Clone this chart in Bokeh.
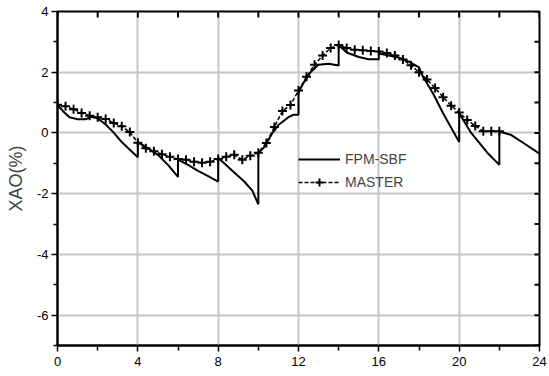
from bokeh.plotting import figure
from bokeh.models import Range1d, FixedTicker, Legend, LegendItem
from bokeh.embed import file_html
from bokeh.resources import INLINE

# FPM-SBF simulation (hours, XAO %); repeated hours mark the 2-hourly resets
fpm_hours = [0.0, 0.3, 0.6, 1.0, 1.4, 1.7, 2.0, 2.4, 2.8, 3.2, 3.6, 4.0,
             4.0, 4.5, 5.0, 5.5, 6.0,
             6.0, 6.5, 7.0, 7.5, 8.0,
             8.0, 8.3, 8.8, 9.3, 9.7, 10.0,
             10.0, 10.3, 10.7, 11.0, 11.5, 11.75, 12.0,
             12.0, 12.3, 12.6, 13.0, 13.5, 14.0,
             14.0, 14.4, 15.0, 15.5, 16.0,
             16.0, 16.5, 17.0, 17.5, 18.0, 18.2, 18.7, 19.2, 20.0,
             20.0, 20.6, 21.4, 22.0,
             22.0, 22.6, 23.2, 24.0]
fpm_xao = [0.92, 0.70, 0.52, 0.45, 0.45, 0.53, 0.48, 0.28, 0.01, -0.30, -0.55, -0.80,
           -0.30, -0.50, -0.72, -1.05, -1.45,
           -0.88, -1.05, -1.25, -1.42, -1.60,
           -0.82, -1.00, -1.30, -1.60, -1.90, -2.35,
           -0.65, -0.46, 0.00, 0.26, 0.52, 0.60, 0.60,
           1.35, 1.70, 2.00, 2.25, 2.28, 2.22,
           2.90, 2.65, 2.50, 2.43, 2.43,
           2.62, 2.55, 2.48, 2.35, 2.16, 1.85, 1.30, 0.65, -0.30,
           0.65, 0.00, -0.65, -1.05,
           0.05, -0.07, -0.33, -0.68]

# MASTER reference run
master_hours = [0.0, 0.4, 0.8, 1.2, 1.6, 2.0, 2.4, 2.8, 3.2, 3.6,
                4.0, 4.4, 4.8, 5.2, 5.6, 6.0, 6.4, 6.8, 7.2, 7.6,
                8.0, 8.4, 8.8, 9.2, 9.6, 10.0, 10.4, 10.8, 11.2, 11.6,
                12.0, 12.4, 12.8, 13.2, 13.6, 14.0, 14.4, 14.8, 15.2, 15.6,
                16.0, 16.4, 16.8, 17.2, 17.6, 18.0, 18.4, 18.8, 19.2, 19.6,
                20.0, 20.4, 20.8, 21.2, 21.6, 22.0]
master_xao = [0.93, 0.88, 0.78, 0.66, 0.57, 0.52, 0.46, 0.33, 0.22, 0.03,
              -0.32, -0.50, -0.60, -0.70, -0.78, -0.86, -0.88, -0.95, -0.98, -0.95,
              -0.86, -0.78, -0.72, -0.88, -0.75, -0.65, -0.33, 0.20, 0.72, 0.92,
              1.40, 1.85, 2.25, 2.55, 2.80, 2.90, 2.80, 2.74, 2.72, 2.70,
              2.68, 2.63, 2.55, 2.42, 2.23, 2.00, 1.76, 1.48, 1.18, 0.90,
              0.67, 0.43, 0.23, 0.06, 0.06, 0.06]

x_major = [0, 4, 8, 12, 16, 20, 24]
x_minor = [2, 6, 10, 14, 18, 22]
y_major = [-6, -4, -2, 0, 2, 4]
y_minor = [-7, -5, -3, -1, 1, 3]
y_labels = ["-6", "-4", "-2", "0", "2", "4"]

X_LO, X_HI = 0, 24
Y_LO, Y_HI = -7, 4
FRAME_W, FRAME_H = 482, 334
FONT = "Liberation Sans"

p = figure(width=549, height=376, x_range=Range1d(X_LO, X_HI), y_range=Range1d(Y_LO, Y_HI),
           output_backend="svg", toolbar_location=None,
           min_border_left=57, min_border_right=10, min_border_top=11, min_border_bottom=31)
p.outline_line_color = "black"
p.outline_line_width = 2
p.background_fill_color = "white"
p.border_fill_color = "white"

# bottom / left axes
for ax in (p.xaxis[0], p.yaxis[0]):
    ax.axis_line_color = "black"
    ax.axis_line_width = 2
    ax.major_tick_line_color = "black"
    ax.major_tick_line_width = 1.5
    ax.minor_tick_line_color = "black"
    ax.minor_tick_line_width = 1.5
    ax.major_tick_in = 0
    ax.minor_tick_in = 0
    ax.major_label_text_font = FONT
    ax.major_label_text_font_size = "13px"
    ax.major_label_text_color = "black"

p.xaxis.ticker = FixedTicker(ticks=x_major, minor_ticks=x_minor)
p.xaxis.major_tick_out = 6
p.xaxis.minor_tick_out = 5
p.xaxis.major_label_standoff = 5

p.yaxis.ticker = FixedTicker(ticks=y_major, minor_ticks=y_minor)
p.yaxis.major_label_overrides = dict(zip(y_major, y_labels))
p.yaxis.major_tick_out = 6
p.yaxis.minor_tick_out = 4
p.yaxis.major_label_standoff = 3
p.yaxis.axis_label = "XAO(%)"
p.yaxis.axis_label_text_font = FONT
p.yaxis.axis_label_text_font_size = "18px"
p.yaxis.axis_label_text_font_style = "normal"
p.yaxis.axis_label_standoff = 8

# grid
p.xgrid.ticker = FixedTicker(ticks=[4, 8, 12, 16, 20])
p.ygrid.ticker = FixedTicker(ticks=[-6, -4, -2, 0, 2])
for g in (p.xgrid[0], p.ygrid[0]):
    g.grid_line_color = "#c6c6c6"
    g.grid_line_width = 2

# inward ticks along the top and right frame edges
top_len = 6 * (Y_HI - Y_LO) / FRAME_H
right_len = 5 * (X_HI - X_LO) / FRAME_W
top_ticks = x_major + x_minor
right_ticks = y_major + y_minor
p.segment(x0=top_ticks, y0=[Y_HI] * len(top_ticks),
          x1=top_ticks, y1=[Y_HI - top_len] * len(top_ticks),
          line_color="black", line_width=2)
p.segment(x0=[X_HI] * len(right_ticks), y0=right_ticks,
          x1=[X_HI - right_len] * len(right_ticks), y1=right_ticks,
          line_color="black", line_width=2)

fpm = p.line(fpm_hours, fpm_xao, line_color="black", line_width=2)
m_line = p.line(master_hours, master_xao, line_color="black", line_width=1.5, line_dash="4 2")
m_pts = p.scatter(master_hours, master_xao, marker="cross", size=9,
                  line_color="black", line_width=2)

legend = Legend(items=[LegendItem(label="FPM-SBF", renderers=[fpm]),
                       LegendItem(label="MASTER", renderers=[m_line, m_pts])],
                location=(241, 153), glyph_width=42, glyph_height=20, label_height=20,
                spacing=3, padding=0, margin=0, label_standoff=5,
                label_text_font=FONT, label_text_font_size="14px",
                background_fill_alpha=0, border_line_color=None)
p.add_layout(legend)

open("out.html", "w").write(file_html(p, INLINE))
####
Reproduce the material above exactly, first line through the line that contains "from bokeh.resources import INLINE", minus the pictures.

CORRECT RESPONSE
Clone this chart in Bokeh.
from bokeh.plotting import figure
from bokeh.models import Range1d, FixedTicker, Legend, LegendItem
from bokeh.embed import file_html
from bokeh.resources import INLINE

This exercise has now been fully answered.